Guides in this topic

Who shaped Tibet?

Four names unlock most of what you will see. Songtsen Gampo unified Tibet in the seventh century and founded the Jokhang; Princess Wencheng arrived from the Tang court with the Jowo statue that still anchors Tibetan devotion; Tsongkhapa founded the Gelug school and Ganden Monastery in the early fifteenth century; and the Fifth Dalai Lama built the Potala Palace into the form that dominates Lhasa today. The key figures guide tells each story and maps it to the places where you can stand.

Faith in daily life

Tibetan Buddhism is not a museum religion — it structures the day. Pilgrims walk the kora (the clockwise circuit around any sacred site) before work; butter lamps burn in every chapel; prayer flags carry mantras from the passes. The festival calendar runs on the Tibetan lunar year, so dates shift annually:

Festival Usual timing What happens
Losar (Tibetan New Year) February–March Family feasts, monastery rituals, new prayer flags
Saga Dawa May–June The holiest month — kora routes fill with pilgrims
Shoton August Giant thangka unveiling at Drepung, opera at Norbulingka

Meeting people as a visitor

The etiquette is short and worth knowing: walk kora routes and circle monasteries clockwise, ask before photographing pilgrims, dress modestly inside chapels, and expect interior photography to be restricted or paid. The sweet tea house is the easiest natural meeting point — long benches, shared tables, and conversation that needs little vocabulary. On a private tour your guide doubles as interpreter, which turns monastery visits from sightseeing into conversation.

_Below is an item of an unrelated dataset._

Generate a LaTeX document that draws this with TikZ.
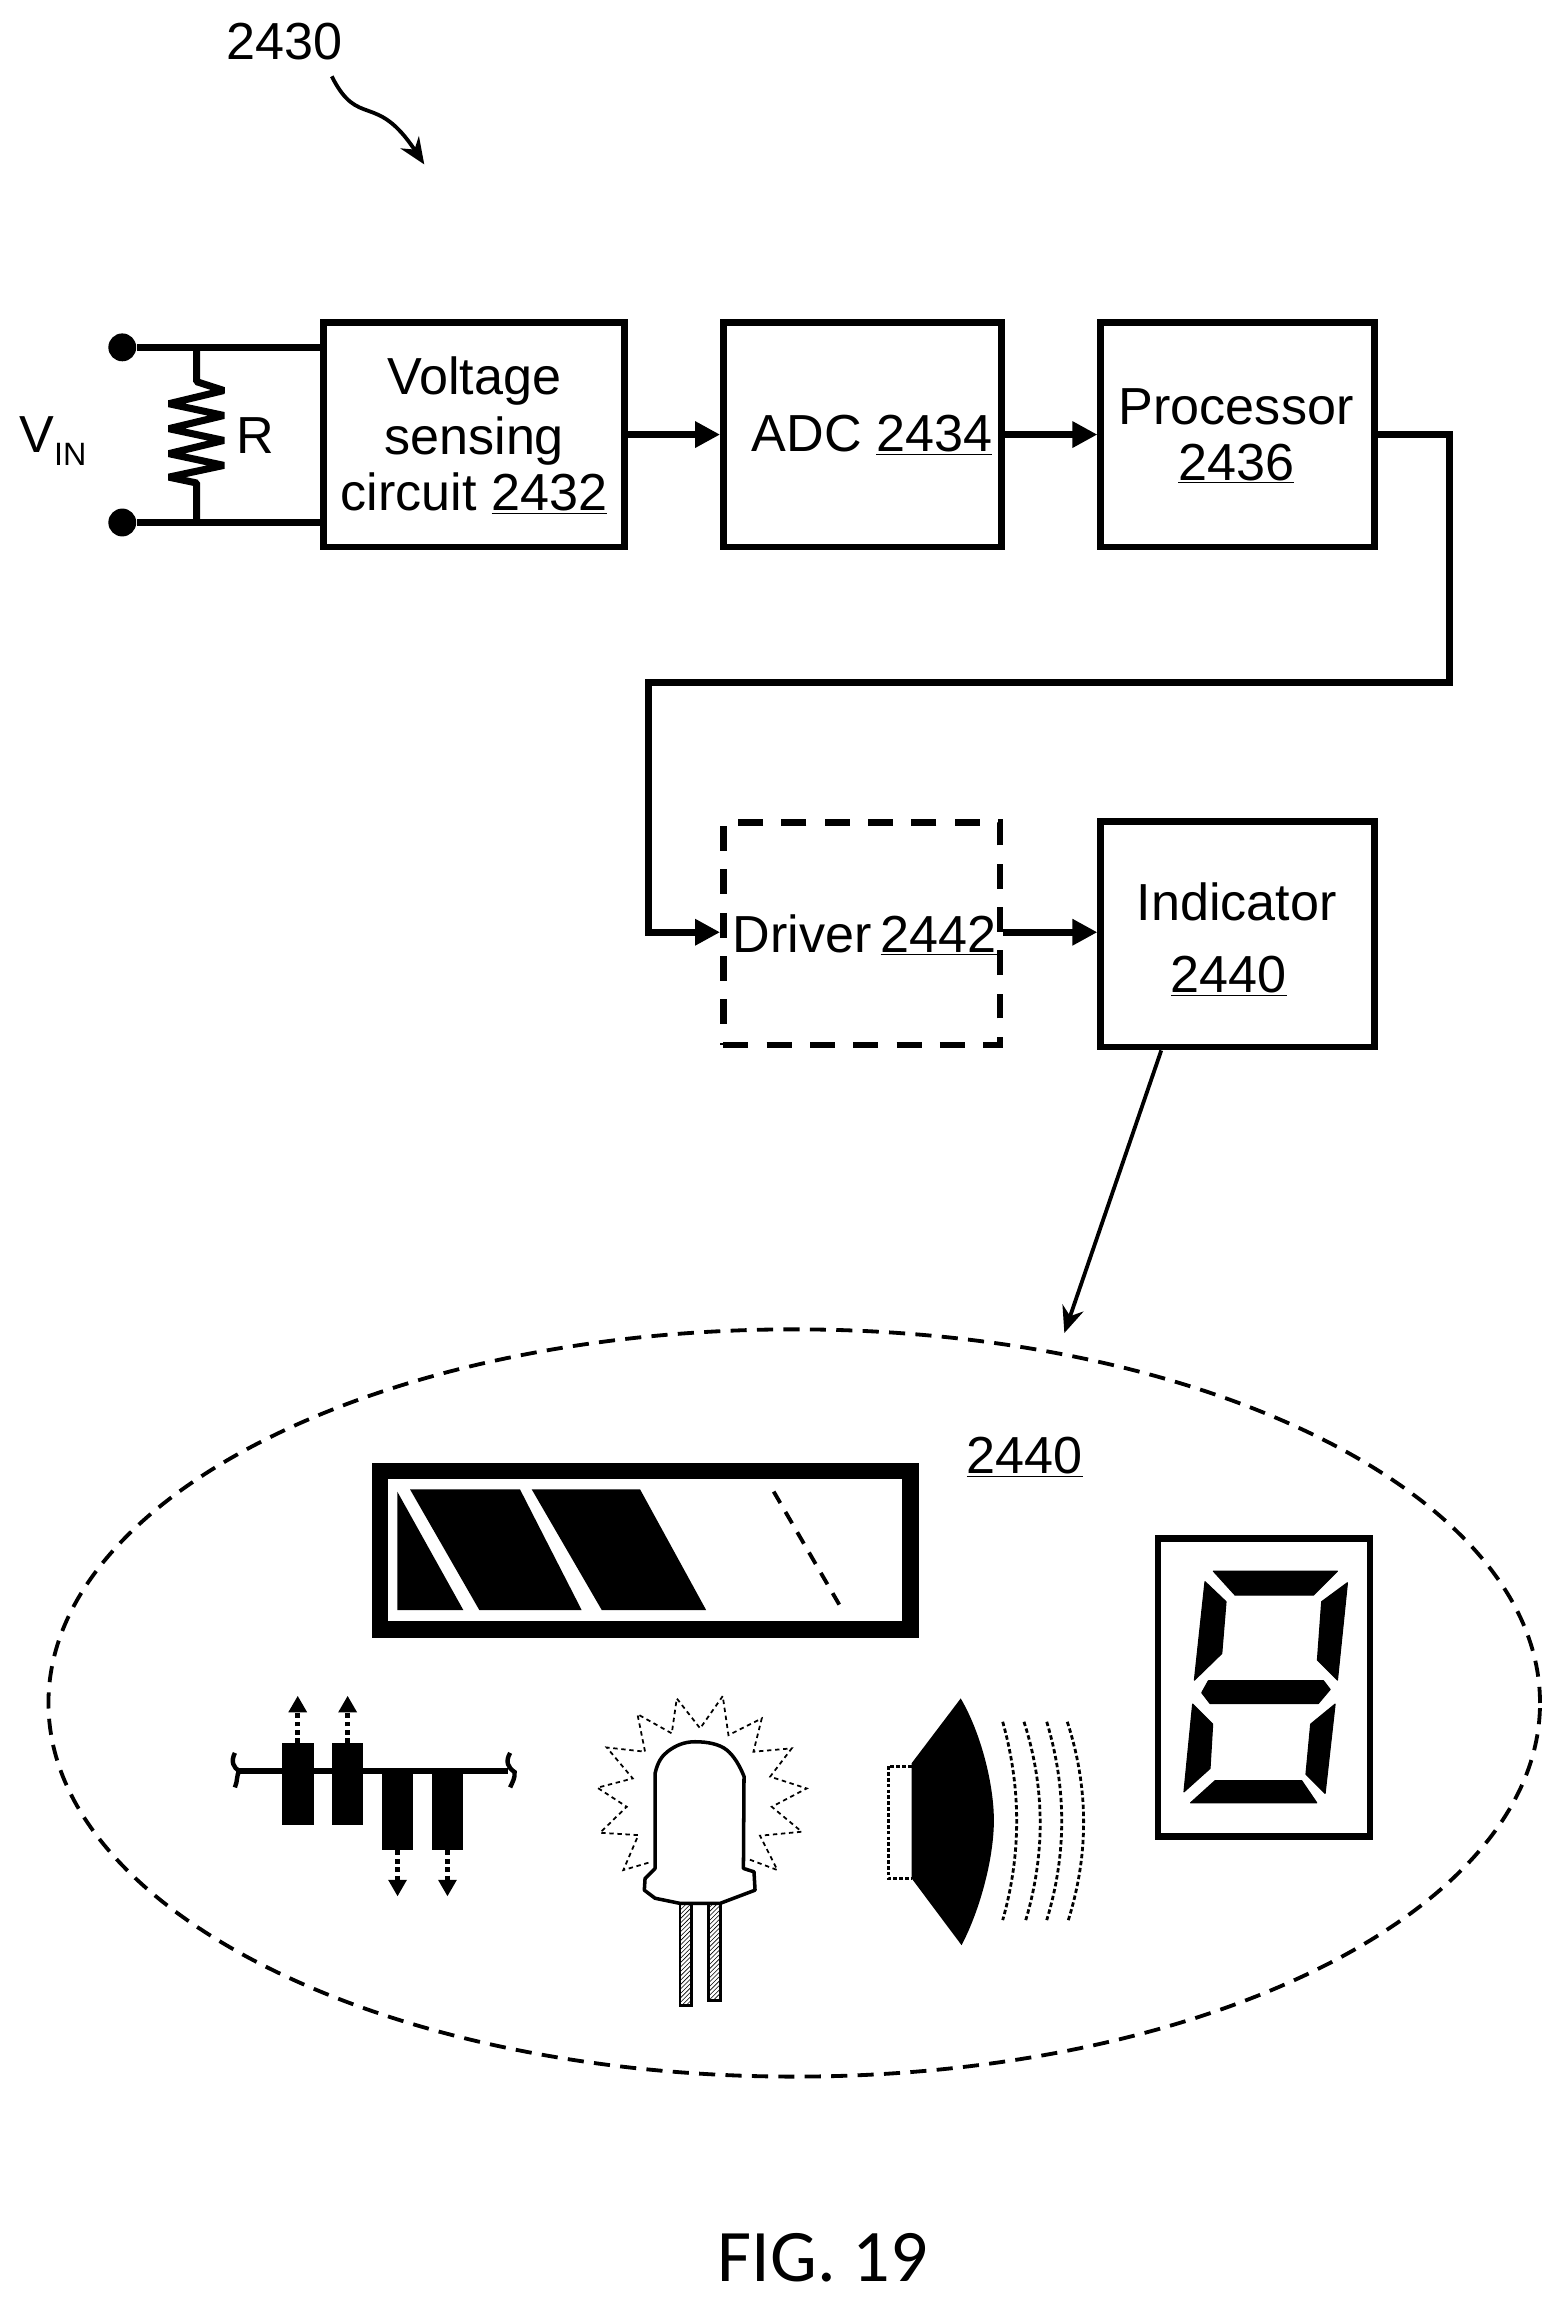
\documentclass[tikz,border=0pt]{standalone}
\usepackage{fontspec}
\setmainfont{Liberation Sans}
\newfontfamily\figfont{Carlito}
\usetikzlibrary{shapes.geometric, arrows.meta, positioning, patterns}

\begin{document}
\begin{tikzpicture}[
    x=1pt, y=-1pt,
    box/.style={draw, rectangle, line width=4.5pt, inner sep=0pt},
    dashedbox/.style={box, dash pattern=on 17pt off 12.5pt},
    label/.style={inner sep=0pt, align=center, font=\fontsize{35.5}{38}\selectfont},
    terminal/.style={circle, fill=black, inner sep=0pt, minimum size=19pt},
    wire/.style={line width=4.8pt},
    arrow/.style={-{Triangle[length=17pt,width=17pt]}, line width=4.5pt},
    thinarrow/.style={-{Stealth[length=18pt,width=15pt]}, line width=2.6pt},
    bar/.style={fill=black, rectangle, inner sep=0pt, minimum width=21.6pt, minimum height=55.7pt},
    dotarrow/.style={-{Triangle[length=11.3pt,width=12pt]}, line width=3.2pt, dash pattern=on 3.2pt off 2.5pt},
    wave/.style={line width=1.9pt, dash pattern=on 3pt off 1.8pt},
    rays/.style={line width=1.2pt, dash pattern=on 3pt off 2.5pt},
    leg/.style={line width=2pt, pattern=north east lines},
    segment/.style={fill=black, draw=black, line width=0.8pt, line join=round}
]
\useasboundingbox (0,0) rectangle (1064,1569.4);

% Top reference
\node[label] (ref) at (193.5,28) {2430};
\coordinate (reftail) at (226,52);
\coordinate (reftip) at (289,112);
\draw[thinarrow] (reftail) .. controls (244,88) and (256,62) .. (reftip);

% Input circuit
\node[terminal] (topin) at (83.3,236.6) {};
\node[terminal] (botin) at (83.3,355.9) {};
\node[label, anchor=base west] (vin) at (13,308.4) {V\raisebox{-9pt}{\fontsize{22}{22}\selectfont IN}};
\node[label] (rlabel) at (173.7,297) {R};

% Blocks
\node[box, minimum width=205pt, minimum height=153pt] (sensing) at (322.7,296) {};
\node[box, minimum width=189.5pt, minimum height=153pt] (adc) at (587.5,296) {};
\node[box, minimum width=186.5pt, minimum height=153pt] (proc) at (843,296) {};
\node[dashedbox, minimum width=188.5pt, minimum height=151.5pt] (driver) at (587,636) {};
\node[box, minimum width=186.5pt, minimum height=153.5pt] (indicator) at (843,636.5) {};

% Block texts
\node[label] (sensingtext) at (323,296.5) {Voltage\\[3pt]sensing\\circuit \underline{2432}};
\node[label] (adctext) at (594,296.5) {ADC \underline{2434}};
\node[label] (proctext) at (842,297) {Processor\\\underline{2436}};
\node[label] (drivertext) at (589,637) {Driver\,\underline{2442}};
\node[label] (indicatortext) at (842.5,640) {Indicator\\[11pt]\hspace*{-11pt}\underline{2440}};

% Wires of the input
\coordinate (sensetop) at (sensing.west |- topin);
\coordinate (sensebot) at (sensing.west |- botin);
\coordinate (rtop) at (134,236.6);
\coordinate (rbot) at (134,355.9);
\draw[wire] (topin) -- (sensetop);
\draw[wire] (botin) -- (sensebot);
\draw[wire, line join=bevel] (rtop) -- (134,260) -- (152.5,266) -- (115,275) -- (152.5,283) -- (115,292) -- (152.5,300) -- (115,309) -- (152.5,317) -- (115,325) -- (134,329) -- (rbot);

% Arrows
\draw[arrow] (sensing) -- (adc);
\draw[arrow] (adc) -- (proc);
\draw[arrow] (proc.east) -- (987.5,296) -- (987.5,465) -- (441.6,465) -- (441.6,635) -- (driver.west |- 0,635);
\draw[arrow] (driver.east |- 0,635) -- (indicator.west |- 0,635);

% Indicator detail
\node[draw, ellipse, dash pattern=on 11pt off 7pt, line width=2.6pt, inner sep=0pt, minimum width=1016pt, minimum height=509pt] (detail) at (541,1160) {};
\node[label] (detailref) at (698,992.5) {\underline{2440}};
\coordinate (detailtip) at (725,908);
\draw[thinarrow] ([xshift=-52pt]indicator.south) -- (detailtip);

% Battery
\draw[line width=11.4pt] (258.8,1002) rectangle (620,1109.8);
\fill (270.6,1016) -- (270.6,1096.7) -- (315.6,1096.7) -- cycle;
\fill (279.3,1014.5) -- (354.2,1014.5) -- (396.2,1096.7) -- (326.5,1096.7) -- cycle;
\fill (362.2,1014.5) -- (436,1014.5) -- (481,1096.7) -- (409.9,1096.7) -- cycle;
\draw[line width=2.6pt, dash pattern=on 9pt off 7pt] (527,1016) -- (574,1097);

% Pulses
\draw[line width=4.5pt] (161,1206.4) -- (346,1206.4);
\draw[line width=3pt] (160,1194) .. controls (157,1200) and (159,1204) .. (163,1206.4) .. controls (161,1209) and (162,1213) .. (160,1217.5);
\draw[line width=3pt] (347.5,1194) .. controls (344,1200) and (346,1204) .. (350.5,1207) .. controls (351,1211) and (349,1214) .. (347.5,1217.5);
\node[bar] (barone) at (202.8,1215.3) {};
\node[bar] (bartwo) at (236.8,1215.3) {};
\node[bar] (barthree) at (270.8,1232.4) {};
\node[bar] (barfour) at (304.8,1232.4) {};
\draw[dotarrow] (barone.north) -- ++(0,-32.2);
\draw[dotarrow] (bartwo.north) -- ++(0,-32.2);
\draw[dotarrow] (barthree.south) -- ++(0,31.3);
\draw[dotarrow] (barfour.south) -- ++(0,31.3);

% LED
\draw[line width=2.4pt, line join=round] (446.2,1272.7) -- (446.2,1208) .. controls (448,1200) and (451,1196) .. (454.6,1193.2) .. controls (460,1189) and (466,1186.4) .. (473.4,1186.4) .. controls (482,1186.4) and (490,1188) .. (495,1192) .. controls (500,1196) and (504,1203) .. (506.8,1210) -- (506.4,1272.7) -- (513.6,1275) -- (514.3,1287.5) -- (490.5,1296.5) -- (463.2,1296.5) -- (446.2,1293) -- (438.9,1287.5) -- (439.4,1279.5) -- cycle;
\draw[leg] (463.2,1296.5) rectangle (471.2,1365.8);
\draw[leg] (482.5,1296.5) rectangle (490.9,1362.4);
\draw[rays] (441.7,1268.8) -- (424.6,1273.8) -- (434.8,1250) -- (408.7,1248.4) -- (426.9,1230.7) -- (406.9,1217.7) -- (431,1211.4) -- (413.3,1190.3) -- (439.4,1193.2) -- (434.2,1167.6) -- (457.6,1180.7) -- (461,1156.9) -- (476.9,1177.3) -- (492.3,1155.3) -- (496.2,1181.9) -- (518.9,1170.5) -- (513.2,1193.2) -- (539.3,1190.9) -- (524.6,1210.2) -- (549.5,1218.2) -- (525.7,1230.7) -- (546.1,1247.7) -- (517.7,1250.4) -- (529.5,1273.8) -- (508.6,1265.9);

% Speaker
\draw[line width=2pt, dash pattern=on 2.5pt off 1.5pt] (621,1203) -- (605,1203) -- (605,1279.5) -- (621,1279.5);
\fill (621,1201) -- (654.4,1156.9) .. controls (668,1180) and (677,1215) .. (677,1240) .. controls (677,1265) and (668,1300) .. (655,1325) -- (621,1279.5) -- cycle;
\draw[wave] (683,1172.8) .. controls (695.7,1218) and (695.7,1263) .. (683,1307.9);
\draw[wave] (697.5,1172.8) .. controls (712,1218) and (712,1263) .. (698.7,1307.9);
\draw[wave] (713,1172.8) .. controls (726.6,1218) and (726.6,1263) .. (713,1307.9);
\draw[wave] (727,1172.8) .. controls (741.7,1218) and (741.7,1263) .. (727.7,1307.9);

% Seven segment display
\node[draw, rectangle, line width=4.3pt, inner sep=0pt, minimum width=144pt, minimum height=203pt] (display) at (861,1149.5) {};
\path[segment] (826.5,1070.2) -- (911,1070.2) -- (894.6,1086.5) -- (841.3,1086.5) -- cycle;
\path[segment] (820.8,1077.4) -- (835.1,1091) -- (832.2,1126.3) -- (813.6,1144.4) -- cycle;
\path[segment] (917.8,1078.1) -- (900.3,1091) -- (897.4,1130.8) -- (911,1144.4) -- cycle;
\path[segment] (823.1,1144.9) -- (901.5,1144.9) -- (906,1150.8) -- (898,1160.3) -- (824.2,1160.3) -- (818.6,1153) -- cycle;
\path[segment] (812.4,1160.8) -- (826,1174.4) -- (824.2,1204.6) -- (806.5,1220.5) -- cycle;
\path[segment] (909.4,1160.8) -- (892.8,1174.4) -- (889.6,1208.5) -- (902.6,1221.6) -- cycle;
\path[segment] (827.6,1213) -- (886.7,1213) -- (896.9,1228) -- (811,1228) -- cycle;

% Caption
\node[inner sep=0pt, font=\figfont\fontsize{50.5}{50.5}\selectfont] (caption) at (560.5,1538) {FIG. 19};
\end{tikzpicture}
\end{document}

Frequently asked questions

What language do people speak in Tibet?

Tibetan, with Mandarin Chinese widely spoken in cities and schools. English is limited to guides and tourist-facing businesses — a few Tibetan greetings (tashi delek) go a long way.

What is a kora?

A clockwise circuit walked around a sacred site — a temple, a monastery, a lake or a whole mountain. The Barkhor in Lhasa is the most famous urban kora; joining it (clockwise, with the flow) is welcomed.

Can I take photos of people and inside monasteries?

Ask first for portraits — most pilgrims will say yes. Interior photography in chapels is usually forbidden or carries a posted fee; outside courtyards are generally fine.

Are festivals open to foreign travellers?

Yes, with the usual permits and a guided itinerary. Saga Dawa and Shoton are the two most rewarding for visitors — plan early, because permits and hotels tighten around them.

Can I visit monasteries during prayer sessions?

Generally yes, quietly and without flash — the morning chanting at the great Gelug monasteries is one of the most powerful things a visitor can witness. Your guide will know which halls are open.